Dare to dream of a better tomorrow…

I’m still in constant need of support to keep my disabled family off the street. I’m exhausted, fighting suicidal ideation while my elderly mother just cannot gain peace being stuck in a hotel room with people screaming and throwing things constantly.

She asks me if we can go out but the 100+°F car is terribly dangerous for her. The hours that are a little safer we come back and it’s dark and it sometimes makes her confused.

It hurts feeling the throws of algorithms and having to play games to get my needs met. It hurts that those who are willing to help me gain traction outside of my reach are also exhausted and tired and have reached their limits.

I’ve made a new friend who’s seemingly beyond understanding of my situation, wants to help me, is kind and compassionate and caring but all of me fears the unknown. What many don’t understand is how deeply rooted and far reaching my trauma is in my psyche. It corrupts everything from my work, to my family to new connections and friends. Every time I let someone in and they hurt me it burns deeper.

I want to be clear, I don’t expect perfection from anyone. I don’t use the idea of hurt as a placeholder for conflicts and misunderstandings those are things that happen everywhere, everyday, between all sorts of beings. What I mean by “hurt” is betrayal, abuse, neglect and abandon. These were things that surrounded me growing up.

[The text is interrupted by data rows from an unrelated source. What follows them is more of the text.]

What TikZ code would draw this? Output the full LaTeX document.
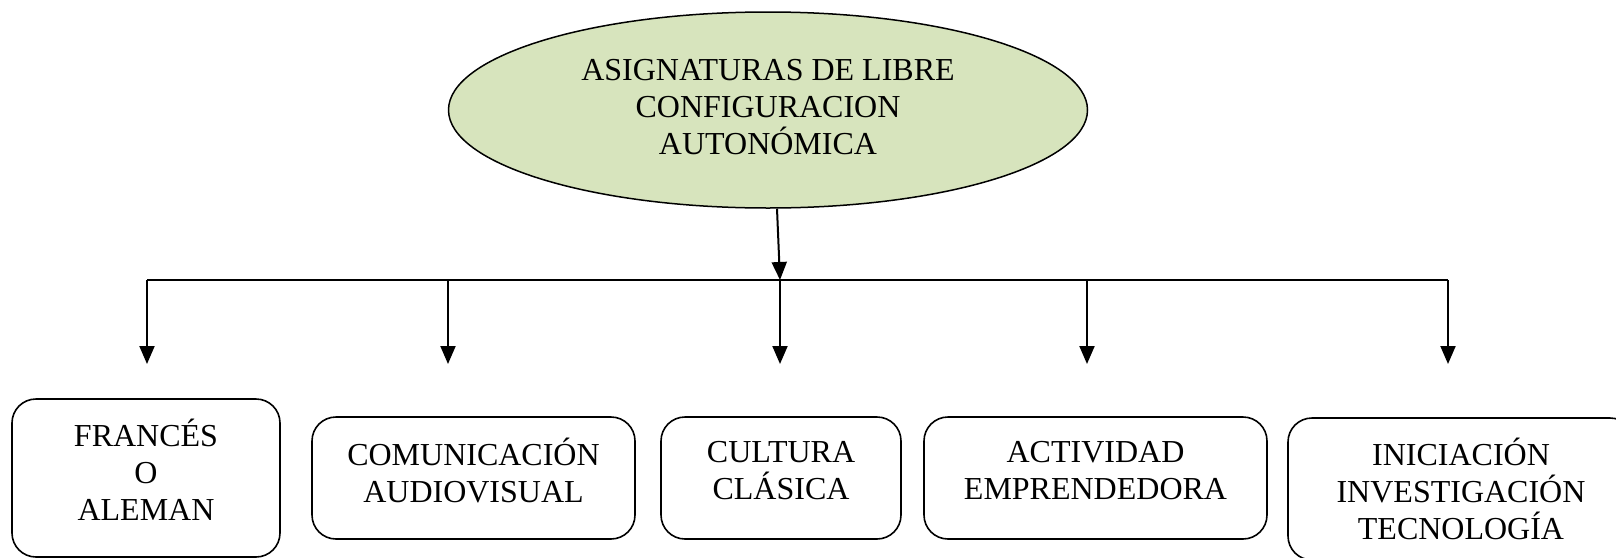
\documentclass[tikz,border=0pt]{standalone}
\usepackage{fontspec}
\setmainfont{Liberation Serif}
\usetikzlibrary{arrows.meta,shapes.geometric}
\definecolor{titlegreen}{HTML}{D7E4BD}
\tikzset{
    title node/.style = {
        ellipse,
        draw,
        line width = 1.5pt,
        fill = titlegreen,
        align = center,
        inner sep = 0pt,
        text depth = 6pt,
        minimum width = 639pt,
        minimum height = 196pt,
        },
    subject/.style = {
        draw,
        line width = 1.6pt,
        rounded corners = 24pt,
        align = center,
        inner sep = 0pt,
        text depth = 16pt,
        minimum height = 122pt,
        },
    branch/.style = {
        line width = 2pt,
        },
    link/.style = {
        line width = 2pt,
        -{Triangle[length=18pt,width=15pt]},
        },
}

\begin{document}
\begin{tikzpicture}[x=1pt, y=-1pt, font=\fontsize{32}{37}\selectfont]
            \useasboundingbox (0,0) rectangle (1616,557);

            \node[title node] (title) at (768,110) {ASIGNATURAS DE LIBRE\\CONFIGURACION\\AUTONÓMICA};

            \node[subject, minimum width=268pt, minimum height=158pt] (frances) at (146,478) {FRANCÉS\\O\\ALEMAN};
            \node[subject, minimum width=323pt] (comunicacion) at (473.5,478) {COMUNICACIÓN\\AUDIOVISUAL};
            \node[subject, minimum width=240pt] (cultura) at (781,478) {CULTURA\\CLÁSICA};
            \node[subject, minimum width=343pt] (actividad) at (1095.5,478) {ACTIVIDAD\\EMPRENDEDORA};
            \node[subject, minimum width=346pt, minimum height=142pt, text depth=0pt] (iniciacion) at (1461,489) {INICIACIÓN\\INVESTIGACIÓN\\TECNOLOGÍA};

            % bar and its joints
            \coordinate (hub) at (780,280);
            \coordinate (j1) at (147,280);
            \coordinate (j2) at (448,280);
            \coordinate (j3) at (780,280);
            \coordinate (j4) at (1087,280);
            \coordinate (j5) at (1448,280);
            \coordinate (t1) at (147,364);
            \coordinate (t2) at (448,364);
            \coordinate (t3) at (780,364);
            \coordinate (t4) at (1087,364);
            \coordinate (t5) at (1448,364);

            \draw[link] ([xshift=9pt]title.south) -- (hub);
            \draw[branch] (j1) -- (j5);
            \draw[link] (j1) -- (t1);
            \draw[link] (j2) -- (t2);
            \draw[link] (j3) -- (t3);
            \draw[link] (j4) -- (t4);
            \draw[link] (j5) -- (t5);
        \end{tikzpicture}
\end{document}
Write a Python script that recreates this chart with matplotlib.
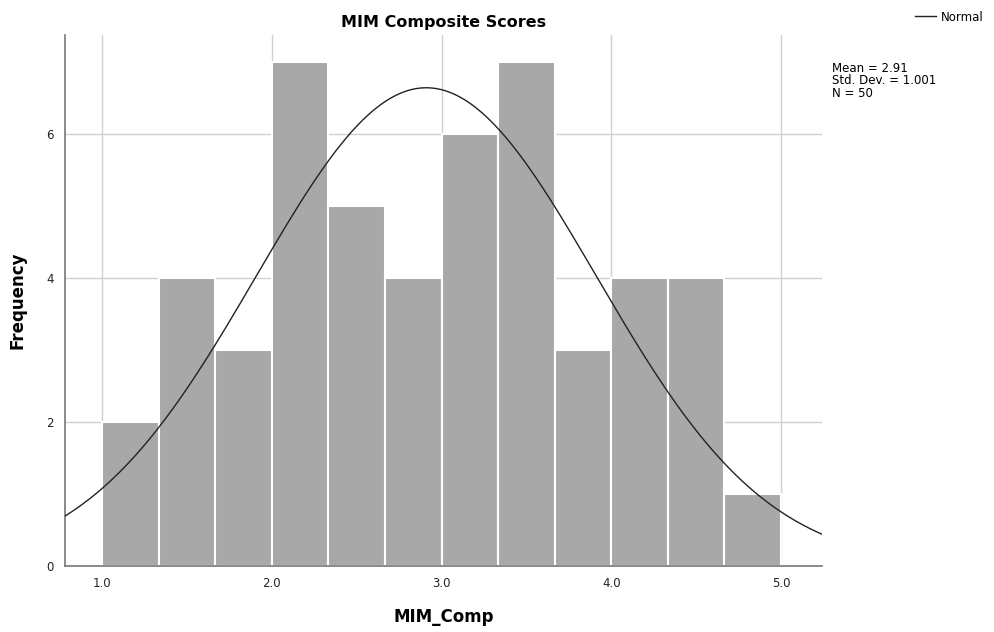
import numpy as np
import matplotlib.pyplot as plt

# histogram of MIM_Comp (12 bins from 1.0 to 5.0)
bin_edges = np.linspace(1.0, 5.0, 13)
counts = [2, 4, 3, 7, 5, 4, 6, 7, 3, 4, 4, 1]
mean = 2.91
std = 1.001
n = 50

fig = plt.figure(figsize=(9.94, 6.32), dpi=100)
ax = fig.add_axes([65 / 994, 1 - 566 / 632, (822 - 65) / 994, (566 - 35) / 632])

width = bin_edges[1] - bin_edges[0]
ax.bar(bin_edges[:-1], counts, width=width, align='edge',
       color='#a8a8a8', edgecolor='white', linewidth=1.5, zorder=2)

# normal curve scaled to the histogram
xs = np.linspace(0.78, 5.25, 400)
ys = n * width * np.exp(-0.5 * ((xs - mean) / std) ** 2) / (std * np.sqrt(2 * np.pi))
line, = ax.plot(xs, ys, color='#222222', linewidth=1.0, zorder=3)

ax.set_xlim(0.782, 5.241)
ax.set_ylim(0, 7.375)
ax.set_xticks([1.0, 2.0, 3.0, 4.0, 5.0])
ax.set_xticklabels(['1.0', '2.0', '3.0', '4.0', '5.0'])
ax.set_yticks([0, 2, 4, 6])
ax.grid(True, color='#d0d0d0', linewidth=1.0, zorder=0)
ax.set_axisbelow(True)
ax.tick_params(length=0, labelsize=8.5, pad=8, colors='#222222')
for s in ['top', 'right']:
    ax.spines[s].set_visible(False)
for s in ['left', 'bottom']:
    ax.spines[s].set_color('#777777')
    ax.spines[s].set_linewidth(1.2)

ax.set_title('MIM Composite Scores', fontsize=11.5, fontweight='bold', pad=6)
ax.set_xlabel('MIM_Comp', fontsize=12, fontweight='bold', labelpad=13)
ax.set_ylabel('Frequency', fontsize=12, fontweight='bold', labelpad=14)

fig.text(832 / 994, 1 - 81 / 632, 'Mean = %.2f\nStd. Dev. = %.3f\nN = %d' % (mean, std, n),
         fontsize=8.5, va='center', ha='left', linespacing=0.95)
fig.legend([line], ['Normal'], loc='upper right', bbox_to_anchor=(1.0, 1.0),
           frameon=False, fontsize=8.5, handlelength=1.8, handletextpad=0.4)

fig.savefig('out.png', dpi=100)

I don’t trust that anyone cares enough about my existence to keep me and my mother and my bunny off the street. The fact that we ended up homeless hurts so much. The help we’ve gotten so far gets corrupted in my mind as pity and some kind of guilt for having failed us before. I hate these feelings. I hate that I am the one that houses the mind that produces such feelings.

I want to have a heart that is open and receiving, that doesn’t feel some endless duty to be enough to stay alive.

I’m so tired.

I haven’t slept well for weeks. I can’t let myself stop and when I finally start to have to stop because my body or mind can’t take it anymore Mom needs me, my bunny needs me. I’ve spent hours talking so someone who by most standards is a stranger but they seem to care. Their warmth scares me… I keep thinking when will he be like TAM, when will he echo my father or my brother, when will he dump me like countless other “friends” have done so far?

I feel cold and heartless and cruel when I ask them or anyone for help with “nothing” to offer in return. I hate feeling like I’m nothing. Days of asking for help and nothing changes… It hurts… I hate feeling like everything everyone has done upto now feels like a waste like nothing when every bit does make a difference. I never want to seem ungrateful for every ounce of time, care, funds or words I have been given. My trauma poisons everything around me. I feel my world burning and I keep hoping it burns me alive instead to stop being a burden to stop giving someone hope feeling I will inevitably hurt another living soul.

I wish I could take in my own words at this moment. Having a new friend who just says them to me on their own feels like a twisted dream or like a long con to be pulled out from under my feet. I’m numb, cornered wondering if after Thursday it won’t matter anyway, any dream or hope or potential will disintegrate in my hands leaking out like sand or water.